Given information
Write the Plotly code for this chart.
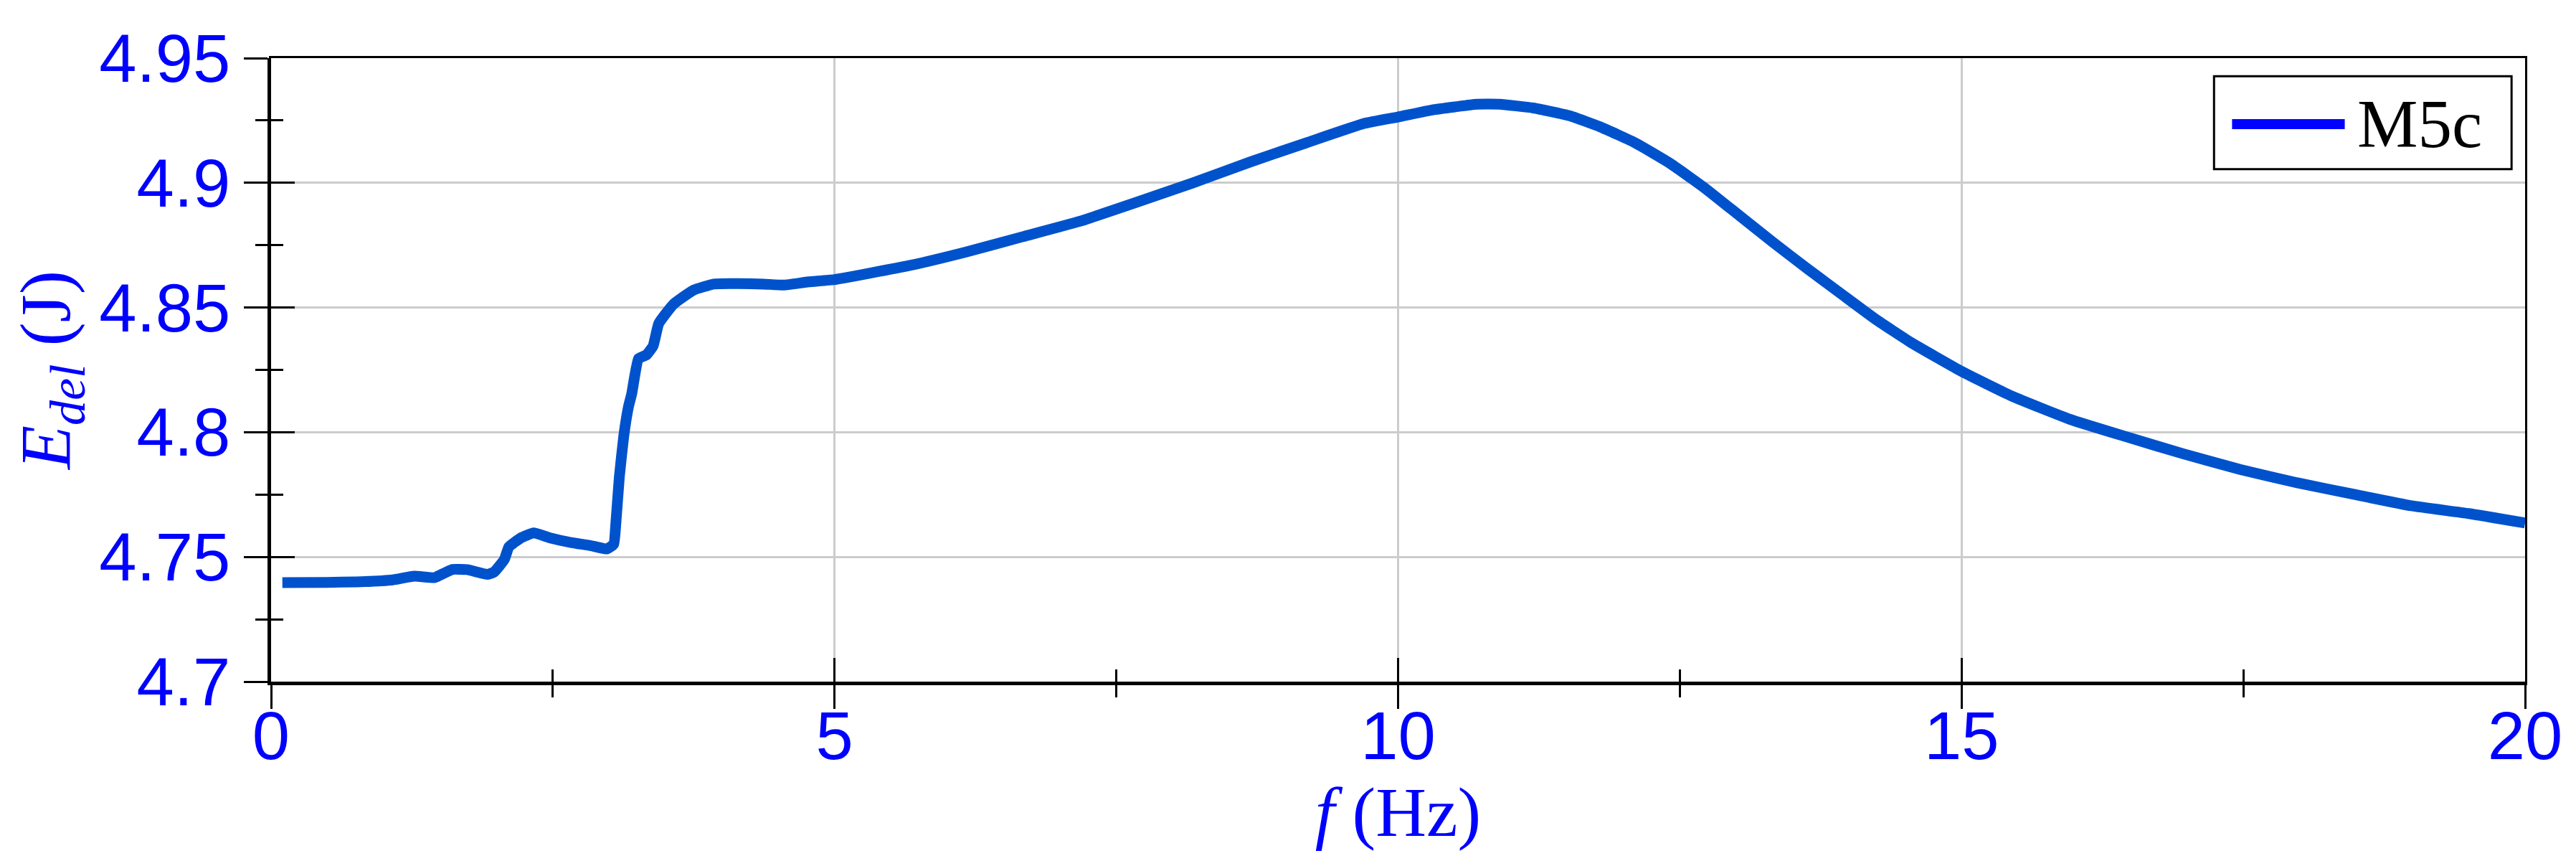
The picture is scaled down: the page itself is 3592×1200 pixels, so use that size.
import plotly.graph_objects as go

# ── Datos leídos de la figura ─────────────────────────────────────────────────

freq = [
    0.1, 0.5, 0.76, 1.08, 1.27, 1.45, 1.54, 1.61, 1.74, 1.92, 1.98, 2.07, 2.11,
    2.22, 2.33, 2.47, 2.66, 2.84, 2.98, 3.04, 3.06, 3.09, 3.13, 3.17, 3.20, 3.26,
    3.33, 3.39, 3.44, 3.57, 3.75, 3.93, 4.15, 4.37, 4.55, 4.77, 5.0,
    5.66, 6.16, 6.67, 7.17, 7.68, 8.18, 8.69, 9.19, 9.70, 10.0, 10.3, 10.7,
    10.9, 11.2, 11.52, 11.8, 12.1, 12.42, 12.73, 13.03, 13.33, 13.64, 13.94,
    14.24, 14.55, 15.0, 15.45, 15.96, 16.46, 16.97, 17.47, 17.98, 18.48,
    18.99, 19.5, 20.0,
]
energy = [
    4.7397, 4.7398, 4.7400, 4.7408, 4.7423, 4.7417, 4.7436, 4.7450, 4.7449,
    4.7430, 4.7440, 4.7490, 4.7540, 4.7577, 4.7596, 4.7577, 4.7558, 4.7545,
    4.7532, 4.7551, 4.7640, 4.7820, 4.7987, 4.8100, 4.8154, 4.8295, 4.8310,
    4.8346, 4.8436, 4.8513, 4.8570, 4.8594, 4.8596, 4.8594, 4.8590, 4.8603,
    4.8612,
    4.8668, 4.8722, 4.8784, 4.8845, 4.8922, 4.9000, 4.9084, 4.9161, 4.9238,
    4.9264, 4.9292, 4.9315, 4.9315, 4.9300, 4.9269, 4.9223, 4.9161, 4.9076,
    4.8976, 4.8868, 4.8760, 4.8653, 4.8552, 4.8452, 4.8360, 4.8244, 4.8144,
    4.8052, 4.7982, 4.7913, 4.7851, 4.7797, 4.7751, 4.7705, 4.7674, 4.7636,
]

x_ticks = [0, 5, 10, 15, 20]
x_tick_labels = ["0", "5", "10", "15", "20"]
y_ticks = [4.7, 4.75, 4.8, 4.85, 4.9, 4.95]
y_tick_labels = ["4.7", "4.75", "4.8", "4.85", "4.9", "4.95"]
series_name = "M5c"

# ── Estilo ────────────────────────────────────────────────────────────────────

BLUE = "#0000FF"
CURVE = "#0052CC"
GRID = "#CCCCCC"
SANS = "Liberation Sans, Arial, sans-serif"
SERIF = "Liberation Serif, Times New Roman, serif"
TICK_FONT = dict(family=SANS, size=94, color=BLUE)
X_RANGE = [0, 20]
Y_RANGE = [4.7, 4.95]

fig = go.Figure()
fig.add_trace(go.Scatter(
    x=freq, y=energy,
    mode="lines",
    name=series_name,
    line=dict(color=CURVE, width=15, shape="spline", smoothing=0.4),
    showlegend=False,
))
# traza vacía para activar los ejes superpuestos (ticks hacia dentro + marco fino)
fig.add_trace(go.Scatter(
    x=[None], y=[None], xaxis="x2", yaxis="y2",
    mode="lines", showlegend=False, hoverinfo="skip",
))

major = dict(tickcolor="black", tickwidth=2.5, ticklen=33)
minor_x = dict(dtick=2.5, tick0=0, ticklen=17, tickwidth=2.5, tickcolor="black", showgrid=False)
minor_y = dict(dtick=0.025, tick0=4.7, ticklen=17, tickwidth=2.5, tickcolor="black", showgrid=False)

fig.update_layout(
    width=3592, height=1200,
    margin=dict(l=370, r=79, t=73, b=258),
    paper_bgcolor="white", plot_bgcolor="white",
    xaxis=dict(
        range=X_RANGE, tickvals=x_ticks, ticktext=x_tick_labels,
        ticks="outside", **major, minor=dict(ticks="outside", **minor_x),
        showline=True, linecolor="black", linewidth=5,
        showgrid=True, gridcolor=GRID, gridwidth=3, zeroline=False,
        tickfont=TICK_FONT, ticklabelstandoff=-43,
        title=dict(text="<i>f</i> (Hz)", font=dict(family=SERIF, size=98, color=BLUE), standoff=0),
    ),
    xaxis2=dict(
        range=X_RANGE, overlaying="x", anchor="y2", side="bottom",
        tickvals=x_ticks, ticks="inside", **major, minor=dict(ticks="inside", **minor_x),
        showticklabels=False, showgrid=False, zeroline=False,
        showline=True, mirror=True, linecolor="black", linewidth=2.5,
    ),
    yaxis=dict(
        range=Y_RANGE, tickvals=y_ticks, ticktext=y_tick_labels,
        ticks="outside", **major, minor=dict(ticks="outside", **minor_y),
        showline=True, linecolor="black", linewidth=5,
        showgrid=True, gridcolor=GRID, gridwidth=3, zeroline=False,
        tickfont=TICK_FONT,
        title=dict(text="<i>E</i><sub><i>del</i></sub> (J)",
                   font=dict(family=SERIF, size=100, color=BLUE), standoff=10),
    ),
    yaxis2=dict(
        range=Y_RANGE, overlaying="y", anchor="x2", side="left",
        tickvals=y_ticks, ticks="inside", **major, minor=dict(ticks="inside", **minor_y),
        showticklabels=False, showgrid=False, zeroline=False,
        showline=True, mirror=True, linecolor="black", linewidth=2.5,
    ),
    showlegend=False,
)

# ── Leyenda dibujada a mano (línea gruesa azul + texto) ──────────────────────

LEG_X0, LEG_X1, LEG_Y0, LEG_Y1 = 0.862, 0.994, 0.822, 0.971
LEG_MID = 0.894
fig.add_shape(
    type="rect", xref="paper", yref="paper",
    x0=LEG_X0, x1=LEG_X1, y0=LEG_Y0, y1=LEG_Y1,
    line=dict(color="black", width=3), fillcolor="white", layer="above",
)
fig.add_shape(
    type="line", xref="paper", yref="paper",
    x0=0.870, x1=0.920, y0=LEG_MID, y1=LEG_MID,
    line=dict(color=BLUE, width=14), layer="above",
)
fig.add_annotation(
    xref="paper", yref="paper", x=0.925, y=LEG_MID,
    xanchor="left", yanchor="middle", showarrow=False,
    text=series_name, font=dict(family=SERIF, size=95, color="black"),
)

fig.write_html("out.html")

What you have to do
Every line from the start of the listing above through the line with "# ── Datos leídos" should be repeated exactly; skip the pictures and add nothing else.

Result for this task
Write the Plotly code for this chart.
The picture is scaled down: the page itself is 3592×1200 pixels, so use that size.
import plotly.graph_objects as go

# ── Datos leídos de la figura ─────────────────────────────────────────────────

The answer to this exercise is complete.